Don't waste funds on elite students

(China Daily) Updated: 2012-10-31 07:50

Sun Yat-Sen University is reportedly set to recruit candidates for its EMBA course. But the candidates have to be entrepreneurs with at least 5 billion yuan ($800.67 million) in assets. This seemingly golden-club class is a waste of taxpayers' money in the name of national education, says an article in Qianjiang Evening News. Excerpts:

Universities that have EMBA course are bound to set certain criteria for their candidates in terms of qualification and experience. But it's rare to see a university require its candidates to be literally billionaires.

Institutions like Sun Yat-Sen University are spending the country's education resources on wealthy elites not because the latter are badly in need of knowledge, but to train the rich to maximize their profits.

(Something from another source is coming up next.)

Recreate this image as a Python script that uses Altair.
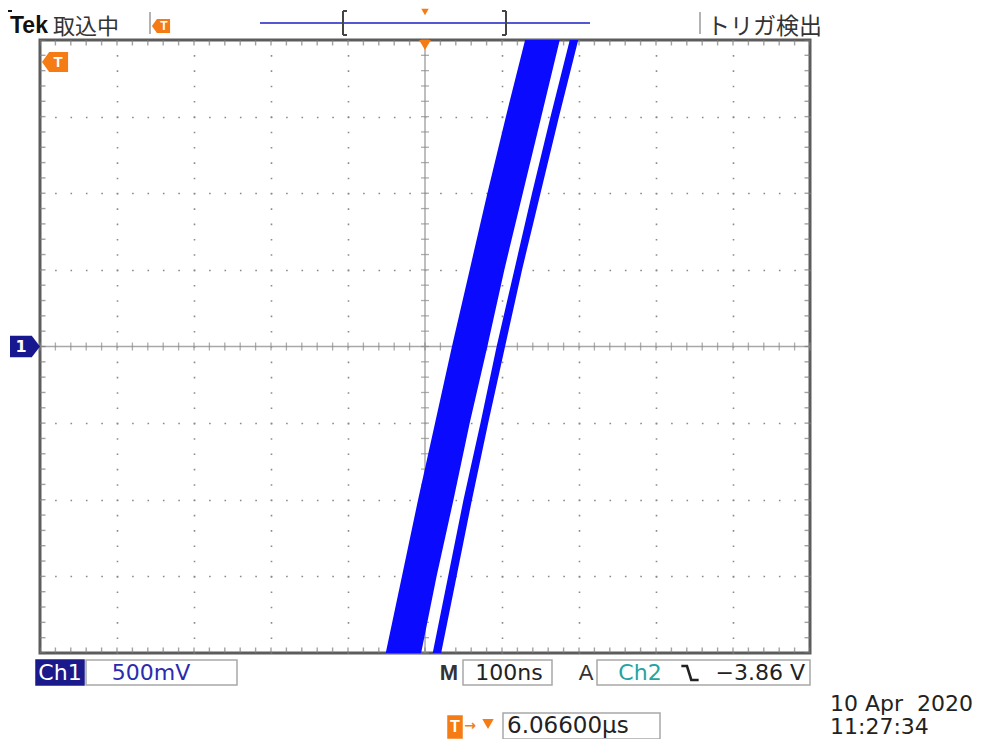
import altair as alt
import pandas as pd

# ---- trace data: time (ns) and voltage (V), Ch1 500 mV/div, 100 ns/div ----
volts = [-2.0, -1.5, -1.0, -0.5, 0.0, 0.5, 1.0, 1.5, 2.0]
wide_left = [-51, -30, -9, 13, 35, 58, 81, 105, 130]
wide_right = [-5, 15, 37, 58, 81, 103, 127, 151, 175]
narrow_left = [10, 30, 50, 72, 93, 116, 139, 163, 188]
narrow_right = [21, 41, 61, 82, 104, 126, 150, 174, 199]

# ---- graticule ----
x_grid = [-400, -300, -200, -100, 100, 200, 300, 400]
y_grid = [-1.5, -1.0, -0.5, 0.5, 1.0, 1.5]
x_minor = [i * 20 for i in range(-25, 26)]
y_minor = [round(i * 0.1, 1) for i in range(-20, 21)]

W, H = 770, 613
ORANGE = "#f57c14"
NAVY = "#17178f"
TRACE = "#0a0aff"

xs = alt.Scale(domain=[-500, 500], nice=False, zero=False)
ys = alt.Scale(domain=[-2, 2], nice=False, zero=False)
x_axis = alt.Axis(values=x_grid, labels=False, ticks=False, domain=False, title=None,
                  grid=True, gridColor="#8a8a8a", gridWidth=1.6,
                  gridDash=[1.6, 13.725], gridDashOffset=0.8)
y_axis = alt.Axis(values=y_grid, labels=False, ticks=False, domain=False, title=None,
                  grid=True, gridColor="#8a8a8a", gridWidth=1.6,
                  gridDash=[1.6, 13.8], gridDashOffset=0.8)


def X(f):
    return alt.X(f"{f}:Q", scale=xs, axis=x_axis)


def Y(f):
    return alt.Y(f"{f}:Q", scale=ys, axis=y_axis)


one = pd.DataFrame({"a": [0]})

layers = []

# center lines
layers.append(alt.Chart(pd.DataFrame({"t": [0]})).mark_rule(color="#a8a8a8", strokeWidth=1.5).encode(x=X("t")))
layers.append(alt.Chart(pd.DataFrame({"v": [0.0]})).mark_rule(color="#a8a8a8", strokeWidth=1.5).encode(y=Y("v")))
# center ticks
layers.append(alt.Chart(pd.DataFrame({"t": x_minor, "v": [0.0] * len(x_minor)}))
              .mark_tick(orient="vertical", size=8, thickness=1.3, color="#8a8a8a")
              .encode(x=X("t"), y=Y("v")))
layers.append(alt.Chart(pd.DataFrame({"t": [0] * len(y_minor), "v": y_minor}))
              .mark_tick(orient="horizontal", size=8, thickness=1.3, color="#8a8a8a")
              .encode(x=X("t"), y=Y("v")))
# edge ticks
edge_tb = pd.DataFrame({"t": x_minor * 2, "v": [-2.0] * len(x_minor) + [2.0] * len(x_minor)})
edge_lr = pd.DataFrame({"t": [-500] * len(y_minor) + [500] * len(y_minor), "v": y_minor * 2})
layers.append(alt.Chart(edge_tb).mark_tick(orient="vertical", size=11, thickness=1.4, color="#7a7a7a", clip=True)
              .encode(x=X("t"), y=Y("v")))
layers.append(alt.Chart(edge_lr).mark_tick(orient="horizontal", size=11, thickness=1.4, color="#7a7a7a", clip=True)
              .encode(x=X("t"), y=Y("v")))

# traces
wide = pd.DataFrame({"v": volts, "t": wide_left, "t2": wide_right})
narrow = pd.DataFrame({"v": volts, "t": narrow_left, "t2": narrow_right})
layers.append(alt.Chart(wide).mark_area(orient="horizontal", color=TRACE, opacity=1, clip=True)
              .encode(y=Y("v"), x=X("t"), x2=alt.X2("t2")))
layers.append(alt.Chart(narrow).mark_area(orient="horizontal", color=TRACE, opacity=1, clip=True)
              .encode(y=Y("v"), x=X("t"), x2=alt.X2("t2")))


# ---- annotation helpers (pixel positions relative to plot area) ----
def text(s, x, y, size=22, color="#222222", font="DejaVu Sans", weight="normal", align="left"):
    return alt.Chart(one).mark_text(text=s, font=font, fontSize=size, fontWeight=weight, color=color,
                                    align=align, baseline="middle").encode(x=alt.value(x), y=alt.value(y))


def rule(x, y, x2=None, y2=None, color="#444444", width=2):
    enc = dict(x=alt.value(x), y=alt.value(y))
    if x2 is not None:
        enc["x2"] = alt.value(x2)
    if y2 is not None:
        enc["y2"] = alt.value(y2)
    return alt.Chart(one).mark_rule(color=color, strokeWidth=width).encode(**enc)


def box(x, x2, y, y2, fill="white", stroke="#a8a8a8"):
    return alt.Chart(one).mark_rect(fill=fill, stroke=stroke, strokeWidth=1.5).encode(
        x=alt.value(x), x2=alt.value(x2), y=alt.value(y), y2=alt.value(y2))


def symbol(shape, x, y, size, color, filled=True, sw=2):
    if filled:
        m = alt.Chart(one).mark_point(shape=shape, size=size, filled=True, color=color, opacity=1)
    else:
        m = alt.Chart(one).mark_point(shape=shape, size=size, filled=False, color=color, opacity=1,
                                      strokeWidth=sw)
    return m.encode(x=alt.value(x), y=alt.value(y))


LEFT_PENT = "M -1 0 L -0.45 -0.77 L 1 -0.77 L 1 0.77 L -0.45 0.77 Z"
RIGHT_PENT = "M 1 0 L 0.45 -0.72 L -1 -0.72 L -1 0.72 L 0.45 0.72 Z"
FALL = "M -1 -0.8 L -0.35 -0.8 L 0.15 0.8 L 1 0.8"

ann = []
# header
ann.append(rule(-32, -29, x2=-28, color="#111111", width=2))
ann.append(text("Tek", -30, -14, size=23, color="#111111", font="Liberation Sans", weight="bold"))
ann.append(text("取込中", 13, -13, size=22, color="#333333", font="Noto Sans CJK JP"))
ann.append(rule(110, -28, y2=-6, color="#9a9a9a", width=1.5))
ann.append(symbol(LEFT_PENT, 121, -14, 330, ORANGE))
ann.append(text("T", 124, -14, size=12, color="white", font="Liberation Sans", weight="bold", align="center"))
ann.append(rule(220, -17, x2=550, color="#5656d2", width=2))
ann.append(rule(303, -29, y2=-5, color="#444444", width=2))
ann.append(rule(303, -29, x2=307, color="#444444", width=2))
ann.append(rule(303, -5, x2=307, color="#444444", width=2))
ann.append(rule(466, -29, y2=-5, color="#444444", width=2))
ann.append(rule(462, -29, x2=466, color="#444444", width=2))
ann.append(rule(462, -5, x2=466, color="#444444", width=2))
ann.append(symbol("triangle-down", 385, -28, 55, ORANGE))
ann.append(rule(660, -28, y2=-6, color="#9a9a9a", width=1.5))
ann.append(text("トリガ検出", 667, -13, size=23, color="#333333", font="Noto Sans CJK JP"))

# graticule markers
ann.append(symbol("triangle-down", 385, 5, 140, ORANGE))
ann.append(symbol(LEFT_PENT, 15, 22, 680, ORANGE))
ann.append(text("T", 18, 22, size=15, color="white", font="Liberation Sans", weight="bold", align="center"))
ann.append(symbol(RIGHT_PENT, -15, 306.5, 900, NAVY))
ann.append(text("1", -19, 307, size=16, color="white", font="DejaVu Sans", weight="bold", align="center"))

# bottom status bar
ann.append(box(-4, 44, 620, 645, fill="#1a1a8c", stroke="#1a1a8c"))
ann.append(text("Ch1", 20, 633, size=22, color="white", align="center"))
ann.append(box(46, 197, 620, 645))
ann.append(text("500mV", 111, 633, size=22, color="#2b2bb0", align="center"))
ann.append(text("M", 409, 633, size=22, color="#333333", font="Liberation Sans", weight="bold", align="center"))
ann.append(box(423, 512, 620, 645))
ann.append(text("100ns", 469, 633, size=22, color="#222222", align="center"))
ann.append(text("A", 546, 633, size=22, color="#333333", font="Liberation Sans", align="center"))
ann.append(box(557, 770, 620, 645))
ann.append(text("Ch2", 600, 633, size=22, color="#25a3a3", align="center"))
ann.append(symbol(FALL, 650, 633, 300, "#222222", filled=False, sw=2.6))
ann.append(text("−3.86 V", 765, 633, size=22, color="#222222", align="right"))

ann.append(box(408, 422, 676, 698, fill=ORANGE, stroke=ORANGE))
ann.append(text("T", 415, 687, size=16, color="white", font="Liberation Sans", weight="bold", align="center"))
ann.append(text("→", 430, 686, size=14, color=ORANGE, font="DejaVu Sans", weight="bold", align="center"))
ann.append(symbol("triangle-down", 448, 684, 130, ORANGE))
ann.append(box(463, 620, 673, 699))
ann.append(text("6.06600µs", 467, 686, size=23, color="#222222"))
ann.append(text("10 Apr\u00a0 2020", 790, 664, size=22, color="#222222"))
ann.append(text("11:27:34", 790, 687, size=22, color="#222222"))

chart = alt.layer(*layers, *ann).properties(
    width=W, height=H,
    autosize=alt.AutoSizeParams(type="none"),
    padding={"left": 32, "top": 32, "right": 172, "bottom": 86},
    background="white",
).configure_view(stroke="#5c5c5c", strokeWidth=3)

chart.save("out.html", embed_options={"renderer": "svg", "actions": False})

On the same campus, ordinary students are prejudiced against and get almost nothing from the national education resources. A couple of years later, these ordinary students will get their diplomas, for sure, but they will leave the college with a heavy heart and the feeling of being treated as second- or even third-class students, not in terms of knowledge but wealth.

That would go against the motto of higher education and the unifying quality of the national college entrance examination. Contrary to the philosophy of higher education, institutions like Sun Yat-Sen University could force students to consider money to be the source of real happiness.

Many Ivy League graduates from universities like Harvard and Yale have gone on to become billionaires and donate a lot of money to their alma maters, which they used to develop a healthy and positive cycle of donation and meaningful programs.

In contrast, Sun Yat-Sen University is using the State's resources to attract billionaires to the campus instead of fostering future millionaires, which runs counter to the objective of education.